Frank Booth (Blue Velvet)

What you need: Nitrous Oxide; leather jacket; a woman who will let you abuse her mercilessly.

This isn’t really a costume; it’s a way of life. All you need to do is make your date sit in a chair while you stare at her and huff laughing gas for around two hours. That’s it. Now hit the town. From time to time, yell, “Baby wants to fuck! Baby wants to fuck blue velvet!” or “Don’t toast to my health! Toast to my fuck!” Don’t worry about staying in character. The laughing gas will take care of that.

Stan Brakhage (Dog Star Man)

What you need: A parka; an axe; dead tree branches.

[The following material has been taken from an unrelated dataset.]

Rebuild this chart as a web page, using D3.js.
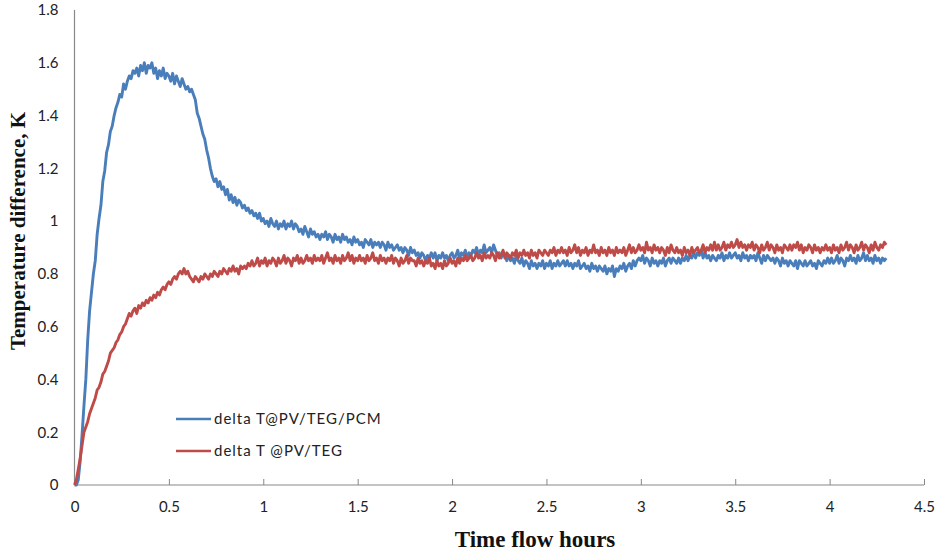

Struggling with reconciling a shamanistic vision of ontological stratifications of the ethereal, mortal and subatomic? No? Well, try this costume anyway. Just stumble around, carrying your axe and dragging branches from the dead tree you just battled for twenty minutes. Remember to look haggard and confused — you were just railing against your impending mortality, after all. Occasionally, you should fall down, preferably down a hill. Also, don’t forget to suffer frequent seizures and bouts of hallucinatory delirium.

Roger O. Thornhill (North by Northwest)

What you need: A suit; a duffel bag with change of clothes; a fake gun.

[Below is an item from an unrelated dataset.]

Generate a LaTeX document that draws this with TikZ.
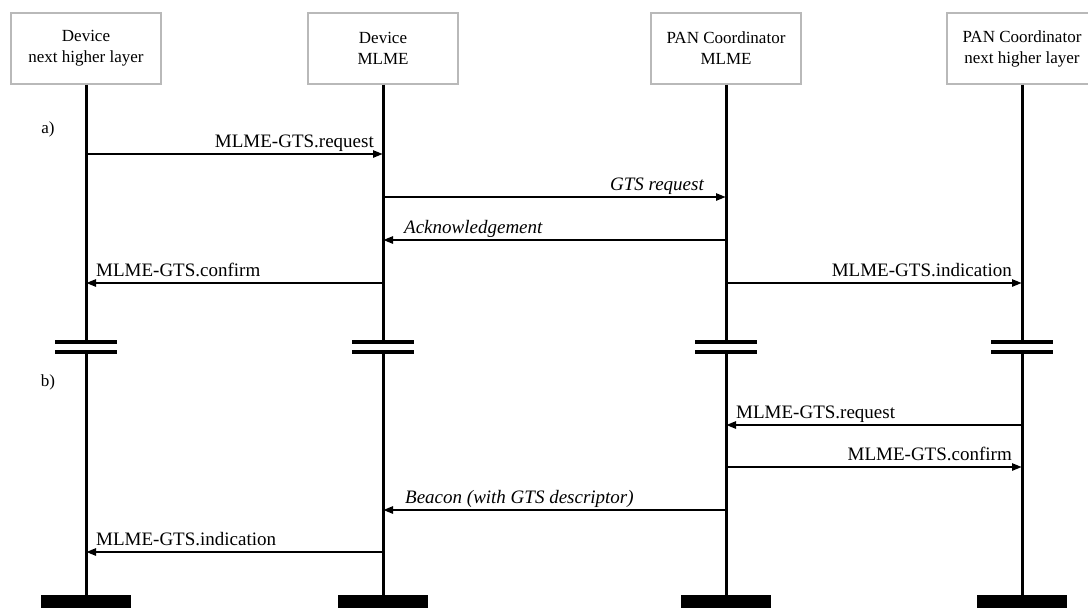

Sure, it’s a cop-out to portray a character without a stable identity. But for the indecisive party-goer, it’s a godsend. Start the day as a trim ad salesman, and once you hit the party circuit, get a fake gun and keep talking about killing communists. This raises the problem of how to falsely portray a character with a false gun. Our advice: Keep a real loaded gun on you the entire night. You’ll need it once that Jaws costume goes off.

Jerry (Some Like It Hot)

What you need: A suit; maybe a bass case.

It’s funny enough to wear a costume of a character wearing a costume. But, even better, just walk around in a suit. When people ask what you are, say you’re Jerry from Some Like It Hot. When they complain that you’re not dressed like a woman, say that part of the movie hasn’t happened yet. The downside: To dispel the temporal discontinuity, you’ll need to dress like a female Jack Lemmon for the remainder of your adult life.

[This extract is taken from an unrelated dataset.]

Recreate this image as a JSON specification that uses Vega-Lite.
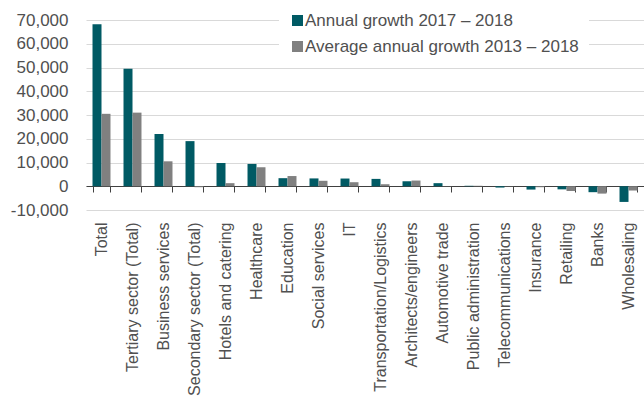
{
  "$schema": "https://vega.github.io/schema/vega-lite/v6.json",
  "width": 558,
  "height": 190,
  "autosize": {"type": "none"},
  "padding": {"left": 86, "top": 20, "right": 0, "bottom": 188},
  "background": "white",
  "config": {
    "view": {"stroke": null},
    "font": "Liberation Sans",
    "axis": {"labelFont": "Liberation Sans", "labelColor": "#505050"},
    "legend": {"labelFont": "Liberation Sans", "labelColor": "#505050"}
  },
  "data": {
    "values": [
      {"sector": "Total", "series": "Annual growth 2017 – 2018", "value": 68200},
      {"sector": "Total", "series": "Average annual growth 2013 – 2018", "value": 30500},
      {"sector": "Tertiary sector (Total)", "series": "Annual growth 2017 – 2018", "value": 49500},
      {"sector": "Tertiary sector (Total)", "series": "Average annual growth 2013 – 2018", "value": 31000},
      {"sector": "Business services", "series": "Annual growth 2017 – 2018", "value": 22000},
      {"sector": "Business services", "series": "Average annual growth 2013 – 2018", "value": 10500},
      {"sector": "Secondary sector (Total)", "series": "Annual growth 2017 – 2018", "value": 19000},
      {"sector": "Secondary sector (Total)", "series": "Average annual growth 2013 – 2018", "value": -400},
      {"sector": "Hotels and catering", "series": "Annual growth 2017 – 2018", "value": 9800},
      {"sector": "Hotels and catering", "series": "Average annual growth 2013 – 2018", "value": 1300},
      {"sector": "Healthcare", "series": "Annual growth 2017 – 2018", "value": 9400},
      {"sector": "Healthcare", "series": "Average annual growth 2013 – 2018", "value": 8000},
      {"sector": "Education", "series": "Annual growth 2017 – 2018", "value": 3400},
      {"sector": "Education", "series": "Average annual growth 2013 – 2018", "value": 4300},
      {"sector": "Social services", "series": "Annual growth 2017 – 2018", "value": 3300},
      {"sector": "Social services", "series": "Average annual growth 2013 – 2018", "value": 2300},
      {"sector": "IT", "series": "Annual growth 2017 – 2018", "value": 3250},
      {"sector": "IT", "series": "Average annual growth 2013 – 2018", "value": 1700},
      {"sector": "Transportation/Logistics", "series": "Annual growth 2017 – 2018", "value": 3100},
      {"sector": "Transportation/Logistics", "series": "Average annual growth 2013 – 2018", "value": 850},
      {"sector": "Architects/engineers", "series": "Annual growth 2017 – 2018", "value": 2100},
      {"sector": "Architects/engineers", "series": "Average annual growth 2013 – 2018", "value": 2400},
      {"sector": "Automotive trade", "series": "Annual growth 2017 – 2018", "value": 1300},
      {"sector": "Automotive trade", "series": "Average annual growth 2013 – 2018", "value": 100},
      {"sector": "Public administration", "series": "Annual growth 2017 – 2018", "value": 200},
      {"sector": "Public administration", "series": "Average annual growth 2013 – 2018", "value": 200},
      {"sector": "Telecommunications", "series": "Annual growth 2017 – 2018", "value": -550},
      {"sector": "Telecommunications", "series": "Average annual growth 2013 – 2018", "value": -100},
      {"sector": "Insurance", "series": "Annual growth 2017 – 2018", "value": -1400},
      {"sector": "Insurance", "series": "Average annual growth 2013 – 2018", "value": -400},
      {"sector": "Retailing", "series": "Annual growth 2017 – 2018", "value": -1300},
      {"sector": "Retailing", "series": "Average annual growth 2013 – 2018", "value": -2000},
      {"sector": "Banks", "series": "Annual growth 2017 – 2018", "value": -2500},
      {"sector": "Banks", "series": "Average annual growth 2013 – 2018", "value": -3100},
      {"sector": "Wholesaling", "series": "Annual growth 2017 – 2018", "value": -6600},
      {"sector": "Wholesaling", "series": "Average annual growth 2013 – 2018", "value": -1800}
    ]
  },
  "mark": {"type": "bar"},
  "encoding": {
    "x": {
      "field": "sector",
      "type": "nominal",
      "sort": null,
      "scale": {"paddingInner": 0.42, "paddingOuter": 0.21},
      "axis": {
        "title": null,
        "orient": "bottom",
        "offset": -24,
        "domain": true,
        "domainColor": "#404040",
        "domainWidth": 1,
        "ticks": true,
        "tickBand": "extent",
        "tickColor": "#404040",
        "tickSize": 6,
        "labelAngle": -90,
        "labelAlign": "right",
        "labelBaseline": "middle",
        "labelPadding": 30,
        "labelFontSize": 16,
        "labelLimit": 300,
        "grid": false
      }
    },
    "xOffset": {
      "field": "series",
      "type": "nominal",
      "scale": {"domain": ["Annual growth 2017 – 2018", "Average annual growth 2013 – 2018"]}
    },
    "y": {
      "field": "value",
      "type": "quantitative",
      "scale": {"domain": [-10000, 70000], "nice": false},
      "axis": {
        "title": null,
        "values": [-10000, 0, 10000, 20000, 30000, 40000, 50000, 60000, 70000],
        "format": ",d",
        "labelExpr": "replace(datum.label, '\u2212', '-')",
        "domain": false,
        "ticks": false,
        "labelPadding": 18,
        "labelFontSize": 17,
        "gridColor": "#d9d9d9",
        "gridWidth": 1
      }
    },
    "color": {
      "field": "series",
      "type": "nominal",
      "scale": {
        "domain": ["Annual growth 2017 – 2018", "Average annual growth 2013 – 2018"],
        "range": ["#005a64", "#808080"]
      },
      "legend": {
        "title": null,
        "orient": "none",
        "legendX": 193,
        "legendY": -18,
        "padding": 10,
        "fillColor": "white",
        "strokeColor": null,
        "symbolType": "square",
        "symbolSize": 121,
        "symbolStrokeWidth": 0,
        "labelFontSize": 17,
        "labelOffset": -1,
        "rowPadding": 8,
        "labelLimit": 400
      }
    }
  }
}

All Terrain Scout Transport (The Empire Strikes Back)

What you need: A hollowed-out 1957 Auto-Point compute; tin foil around legs and arms. We concede that the only purpose of this costume is to find a Star Wars character that hasn’t been a costume yet. And, hell, we might be wrong. Maybe thousands of people are All Terrain Scout Transports every year. Fuck if we care about those nerds. Any civilized adult who frolics around sterile convention centers dressed like an ewok deserves no praise from the Cornell Sun. Readers may wonder if there wasn’t some other character who hasn’t been done to death every Halloween and who doesn’t necessitate the destruction of a room-sized computer. We looked. No, there isn’t.

The Queen Alien (Aliens)

What you need: a team of sculptors; 1,000 pounds of rubber; aluminum; familiarity with robotics; countless hours of free time.

Well, we don’t think this costume is really possible, but it would still be pretty damn cool to see a twenty-foot tall alien walking down the street. Also, so many great characters from films are men, so this one’s for the ladies. Despite the apparent logistical problems in building a two-story xenomorph, there are other issues, like how do you make the queen move? We suggest building an exact replica, and then using poles to walk the beast door to door. Make sure to rub it down with Vaseline for that slimy effect.